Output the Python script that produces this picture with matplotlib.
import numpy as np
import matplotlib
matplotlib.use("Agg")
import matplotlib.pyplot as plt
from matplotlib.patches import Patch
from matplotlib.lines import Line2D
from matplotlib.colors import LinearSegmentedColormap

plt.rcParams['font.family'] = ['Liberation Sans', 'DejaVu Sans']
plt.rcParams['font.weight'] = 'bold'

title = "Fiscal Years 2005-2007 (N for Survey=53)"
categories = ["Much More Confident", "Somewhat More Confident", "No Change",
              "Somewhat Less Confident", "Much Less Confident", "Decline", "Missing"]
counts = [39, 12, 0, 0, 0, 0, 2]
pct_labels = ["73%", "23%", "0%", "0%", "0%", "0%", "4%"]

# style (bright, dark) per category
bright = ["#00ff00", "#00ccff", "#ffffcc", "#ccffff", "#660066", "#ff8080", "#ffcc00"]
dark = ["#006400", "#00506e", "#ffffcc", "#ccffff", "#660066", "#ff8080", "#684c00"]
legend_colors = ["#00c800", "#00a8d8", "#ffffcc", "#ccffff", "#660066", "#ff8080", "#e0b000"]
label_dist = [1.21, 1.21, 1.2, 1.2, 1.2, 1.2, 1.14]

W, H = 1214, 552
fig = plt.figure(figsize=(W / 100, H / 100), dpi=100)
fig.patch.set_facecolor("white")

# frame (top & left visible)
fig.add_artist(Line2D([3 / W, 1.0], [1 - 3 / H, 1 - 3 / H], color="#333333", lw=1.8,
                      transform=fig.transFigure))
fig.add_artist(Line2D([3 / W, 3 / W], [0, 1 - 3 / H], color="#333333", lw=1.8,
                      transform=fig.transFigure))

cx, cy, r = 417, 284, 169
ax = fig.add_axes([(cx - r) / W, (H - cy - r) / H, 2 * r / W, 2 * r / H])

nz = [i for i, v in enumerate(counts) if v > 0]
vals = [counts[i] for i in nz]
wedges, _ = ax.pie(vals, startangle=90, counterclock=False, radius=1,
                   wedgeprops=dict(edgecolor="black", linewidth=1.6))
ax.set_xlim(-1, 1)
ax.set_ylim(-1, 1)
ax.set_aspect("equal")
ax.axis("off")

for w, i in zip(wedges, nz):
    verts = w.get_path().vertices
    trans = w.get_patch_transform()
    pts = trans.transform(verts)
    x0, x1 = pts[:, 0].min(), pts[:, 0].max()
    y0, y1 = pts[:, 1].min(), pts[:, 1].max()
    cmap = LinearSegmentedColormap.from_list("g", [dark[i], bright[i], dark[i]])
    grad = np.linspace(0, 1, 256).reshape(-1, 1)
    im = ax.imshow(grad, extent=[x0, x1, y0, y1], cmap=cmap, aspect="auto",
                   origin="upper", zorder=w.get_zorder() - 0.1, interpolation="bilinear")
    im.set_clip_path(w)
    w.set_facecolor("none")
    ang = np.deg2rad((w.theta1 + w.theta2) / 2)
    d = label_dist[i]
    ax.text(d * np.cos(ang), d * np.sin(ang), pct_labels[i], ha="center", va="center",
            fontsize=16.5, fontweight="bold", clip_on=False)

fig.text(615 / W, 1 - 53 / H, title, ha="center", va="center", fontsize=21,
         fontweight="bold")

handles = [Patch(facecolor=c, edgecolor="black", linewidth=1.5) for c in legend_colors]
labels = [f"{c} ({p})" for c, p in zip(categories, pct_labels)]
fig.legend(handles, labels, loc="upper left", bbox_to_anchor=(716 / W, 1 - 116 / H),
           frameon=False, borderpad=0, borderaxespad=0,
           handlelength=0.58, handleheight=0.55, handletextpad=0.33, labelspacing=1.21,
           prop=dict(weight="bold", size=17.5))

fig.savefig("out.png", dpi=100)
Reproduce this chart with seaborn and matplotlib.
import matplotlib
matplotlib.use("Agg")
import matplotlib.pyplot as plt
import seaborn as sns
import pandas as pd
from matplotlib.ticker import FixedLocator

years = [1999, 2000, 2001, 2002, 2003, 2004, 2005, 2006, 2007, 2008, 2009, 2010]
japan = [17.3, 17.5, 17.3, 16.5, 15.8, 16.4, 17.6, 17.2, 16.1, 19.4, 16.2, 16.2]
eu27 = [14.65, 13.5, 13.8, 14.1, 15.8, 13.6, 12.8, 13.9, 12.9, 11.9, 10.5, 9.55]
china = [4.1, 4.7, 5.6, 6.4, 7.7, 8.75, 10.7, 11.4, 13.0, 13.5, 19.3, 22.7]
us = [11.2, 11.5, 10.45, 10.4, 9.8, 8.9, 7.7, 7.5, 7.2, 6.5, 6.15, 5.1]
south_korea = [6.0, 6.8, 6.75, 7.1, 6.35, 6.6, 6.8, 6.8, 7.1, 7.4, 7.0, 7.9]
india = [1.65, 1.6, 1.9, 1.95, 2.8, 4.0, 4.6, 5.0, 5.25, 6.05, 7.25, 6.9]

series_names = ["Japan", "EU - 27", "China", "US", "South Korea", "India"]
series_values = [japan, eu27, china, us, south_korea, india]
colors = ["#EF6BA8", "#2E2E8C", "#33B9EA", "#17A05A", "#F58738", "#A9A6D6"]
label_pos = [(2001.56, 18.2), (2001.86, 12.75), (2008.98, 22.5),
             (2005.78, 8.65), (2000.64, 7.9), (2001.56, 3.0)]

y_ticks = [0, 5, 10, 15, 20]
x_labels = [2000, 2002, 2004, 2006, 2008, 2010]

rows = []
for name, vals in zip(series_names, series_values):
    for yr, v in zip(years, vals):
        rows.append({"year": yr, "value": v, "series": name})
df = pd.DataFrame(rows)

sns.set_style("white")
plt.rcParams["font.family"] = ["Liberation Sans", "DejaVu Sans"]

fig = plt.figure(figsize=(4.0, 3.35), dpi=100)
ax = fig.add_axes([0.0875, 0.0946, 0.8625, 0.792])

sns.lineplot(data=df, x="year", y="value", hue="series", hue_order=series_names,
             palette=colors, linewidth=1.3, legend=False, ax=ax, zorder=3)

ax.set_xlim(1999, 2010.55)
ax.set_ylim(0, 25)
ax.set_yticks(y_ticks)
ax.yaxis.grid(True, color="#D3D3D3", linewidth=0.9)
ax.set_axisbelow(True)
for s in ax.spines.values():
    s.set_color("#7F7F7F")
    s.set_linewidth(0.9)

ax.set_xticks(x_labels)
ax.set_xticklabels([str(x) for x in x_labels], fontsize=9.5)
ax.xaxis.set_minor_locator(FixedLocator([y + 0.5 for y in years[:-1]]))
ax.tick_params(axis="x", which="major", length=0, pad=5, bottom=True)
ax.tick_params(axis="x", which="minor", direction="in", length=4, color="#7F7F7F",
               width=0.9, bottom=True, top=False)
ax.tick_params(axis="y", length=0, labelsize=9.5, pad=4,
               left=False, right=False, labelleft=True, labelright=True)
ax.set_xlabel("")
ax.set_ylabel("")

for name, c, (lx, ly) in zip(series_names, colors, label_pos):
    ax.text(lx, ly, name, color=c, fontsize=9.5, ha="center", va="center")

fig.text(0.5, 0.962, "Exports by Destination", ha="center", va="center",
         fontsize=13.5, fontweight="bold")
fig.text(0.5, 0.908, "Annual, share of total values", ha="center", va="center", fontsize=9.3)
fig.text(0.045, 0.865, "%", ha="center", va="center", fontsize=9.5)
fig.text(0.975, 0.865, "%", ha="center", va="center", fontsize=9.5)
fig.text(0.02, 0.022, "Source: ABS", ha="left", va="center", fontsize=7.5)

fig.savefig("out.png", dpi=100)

════════

● **Given request**
Please print exactly what appears from the first line of the data through the line with "plt.rcParams['font.weight'] = 'bold'", including both of those lines and nothing past them.

● **Response to this task**
Output the Python script that produces this picture with matplotlib.
import numpy as np
import matplotlib
matplotlib.use("Agg")
import matplotlib.pyplot as plt
from matplotlib.patches import Patch
from matplotlib.lines import Line2D
from matplotlib.colors import LinearSegmentedColormap

plt.rcParams['font.family'] = ['Liberation Sans', 'DejaVu Sans']
plt.rcParams['font.weight'] = 'bold'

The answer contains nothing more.